When Andre Berto landed a right-handed bomb that put Victor Ortiz down in the sixth round on Saturday night in Mashantucket, Conn., Rolando Arellano, Ortiz’s manager, had a flashback.
It was the same round in which a badly beaten Ortiz went down for the final time in his war with Marcos Maidana in 2009, after which he decided to stop fighting.
“I almost went into shock. I thought, ‘Oh no, the same s—t is happening again,’” Arellano said.
No, this wasn’t the same s—t. Ortiz not only survived the mammoth punch, he came back to knock down Berto in the same round and win a unanimous decision in a break-out performance that spoke directly critics who questioned his courage.
And Arellano swears he never doubted that his fighter would end exactly where he is – a world titleholder (WBC) with an extremely bright future, this in spite of the debacle against Maidana.
Ortiz not only quit but questioned whether he was cut out to fight afterward.
“I always believed in this kid,” Arellano said. “People make mistakes; it’s human nature. Sometimes you’re greatest lessons come from mistakes. Victor learned. I could see it in the gym during this camp, the way he dominated bigger, stronger guys.
“You had to see what I saw in camp. He was on f—–g fire.”
As he was in the fight. Ortiz (29-2-2, 22 knockouts) knocked Berto (27-1, 21 KOs) down in the first round and never really stopped coming.
“I don’t think Berto thought Victor could hit that hard,” he said. “I’m sure he thought, ‘Holy s—t! This guy has power.’ And I think that when Berto knocked Victor down in the sixth and then Vic took him down, that took his heart.
“I think there were times in fight where Berto almost seemed to look across the ring and think, ‘I gotta do another round of this s—t?’”
The fact that Ortiz brawled with Berto is ironic given that he regretted using that tactic against Maidana, one of the most-powerful sluggers in the world.
Berto also punches hard but Arellano said it was the right game plan for the stocky Floridian, to batter him inside and not let him get his punches off. Ortiz might use his boxing skills more against a different opponent.
“Whatever is most effective against a particular opponent,” Arellano said.
Arellano said Ortiz and Co. will consider all of their many options, everyone from Floyd Mayweather Jr. and Manny Pacquiao to Selcuk Aydin.

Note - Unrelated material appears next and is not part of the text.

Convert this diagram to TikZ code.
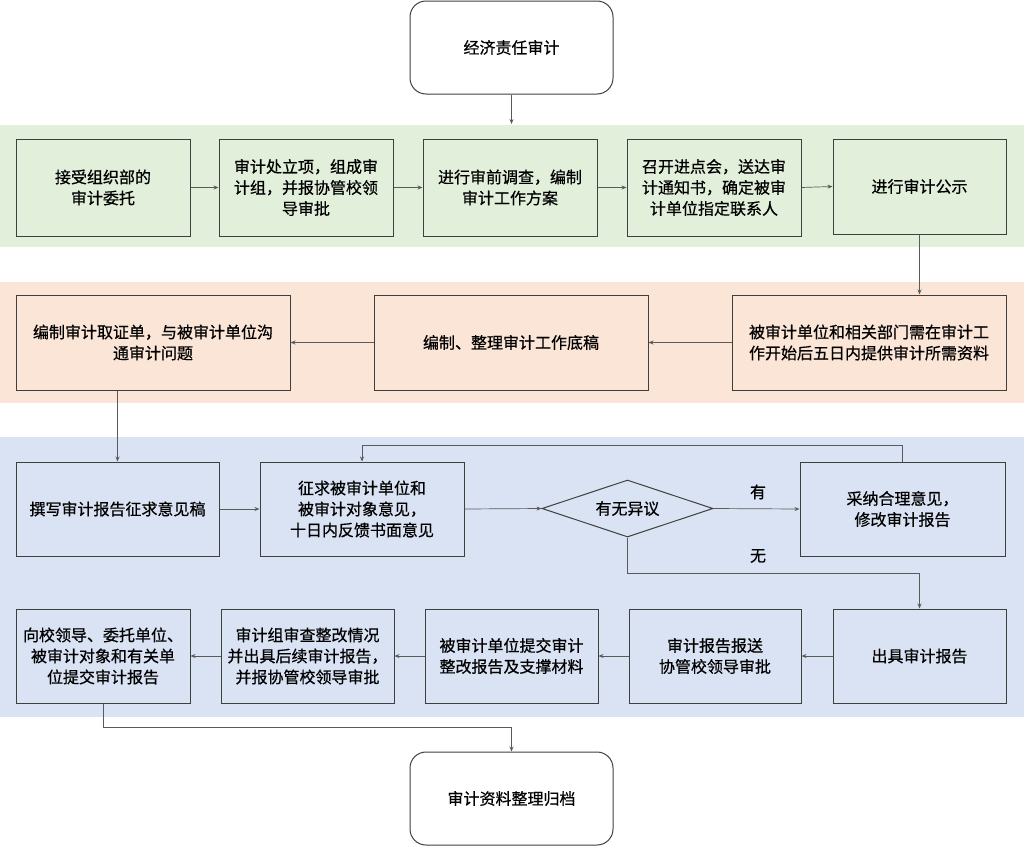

Selcuk Aydin? He’s an unbeaten Germany-based Turk who is ranked No. 2 by the WBC, behind only the inactive Mayweather. “Little Tyson,” as he’s called, apparently has been the sanctioning body’s mandatory challenger for some time.
“We might want to do that,” Arellano said. “He’s been the mandatory for like 14 months. We know exactly how it feels to be the No. 1 contender and having to wait. So that’s a possibility.”
“The bottom line is that money will dictate our decision. Vic is really, really marketable now."